**Work required**
Write out the material again word for word, dropping any images it holds.

**Task data**
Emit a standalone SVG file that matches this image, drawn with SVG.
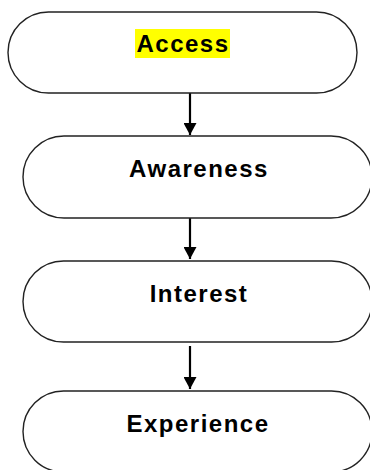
<svg xmlns="http://www.w3.org/2000/svg" width="370" height="470" viewBox="0 0 370 470">
<style>
.box{fill:#fff;stroke:#222;stroke-width:1.4}
.lbl{font-family:"Liberation Sans",Arial,sans-serif;font-weight:bold;font-size:24px;letter-spacing:1.5px;fill:#000;text-anchor:middle}
.conn{stroke:#000;stroke-width:2.2;fill:none}
</style>
<defs>
<marker id="ah" markerUnits="userSpaceOnUse" markerWidth="13" markerHeight="13" refX="12" refY="6.5" orient="auto">
<path d="M0,0 L12,6.5 L0,13 Z" fill="#000"/>
</marker>
</defs>
<rect width="370" height="470" fill="#fff"/>
<g id="connectors">
<line class="conn" x1="190" y1="93" x2="190" y2="135" marker-end="url(#ah)"/>
<line class="conn" x1="190" y1="218" x2="190" y2="259" marker-end="url(#ah)"/>
<line class="conn" x1="190" y1="346" x2="190" y2="389" marker-end="url(#ah)"/>
</g>
<g id="access">
<rect class="box" x="8" y="12" width="349" height="81" rx="40.5"/>
<rect x="135" y="29" width="95" height="29" fill="#ffff00"/>
<text class="lbl" x="183" y="52">Access</text>
</g>
<g id="awareness">
<rect class="box" x="23" y="136" width="349" height="82" rx="41"/>
<text class="lbl" x="199" y="177">Awareness</text>
</g>
<g id="interest">
<rect class="box" x="23" y="261" width="349" height="81" rx="40.5"/>
<text class="lbl" x="199" y="302">Interest</text>
</g>
<g id="experience">
<rect class="box" x="23" y="391" width="349" height="81" rx="40.5"/>
<text class="lbl" x="198" y="432">Experience</text>
</g>
</svg>
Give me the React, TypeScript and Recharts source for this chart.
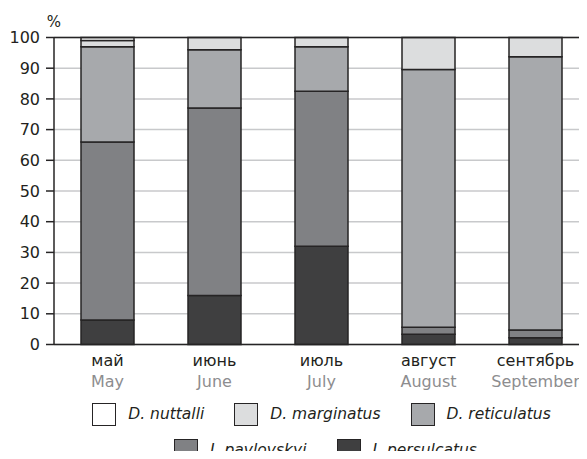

**Task response**
Emit a standalone SVG file that matches this image, drawn with SVG.
<svg xmlns="http://www.w3.org/2000/svg" width="370" height="470" viewBox="0 0 370 470">
<style>
.box{fill:#fff;stroke:#222;stroke-width:1.4}
.lbl{font-family:"Liberation Sans",Arial,sans-serif;font-weight:bold;font-size:24px;letter-spacing:1.5px;fill:#000;text-anchor:middle}
.conn{stroke:#000;stroke-width:2.2;fill:none}
</style>
<defs>
<marker id="ah" markerUnits="userSpaceOnUse" markerWidth="13" markerHeight="13" refX="12" refY="6.5" orient="auto">
<path d="M0,0 L12,6.5 L0,13 Z" fill="#000"/>
</marker>
</defs>
<rect width="370" height="470" fill="#fff"/>
<g id="connectors">
<line class="conn" x1="190" y1="93" x2="190" y2="135" marker-end="url(#ah)"/>
<line class="conn" x1="190" y1="218" x2="190" y2="259" marker-end="url(#ah)"/>
<line class="conn" x1="190" y1="346" x2="190" y2="389" marker-end="url(#ah)"/>
</g>
<g id="access">
<rect class="box" x="8" y="12" width="349" height="81" rx="40.5"/>
<rect x="135" y="29" width="95" height="29" fill="#ffff00"/>
<text class="lbl" x="183" y="52">Access</text>
</g>
<g id="awareness">
<rect class="box" x="23" y="136" width="349" height="82" rx="41"/>
<text class="lbl" x="199" y="177">Awareness</text>
</g>
<g id="interest">
<rect class="box" x="23" y="261" width="349" height="81" rx="40.5"/>
<text class="lbl" x="199" y="302">Interest</text>
</g>
<g id="experience">
<rect class="box" x="23" y="391" width="349" height="81" rx="40.5"/>
<text class="lbl" x="198" y="432">Experience</text>
</g>
</svg>
Give me the React, TypeScript and Recharts source for this chart.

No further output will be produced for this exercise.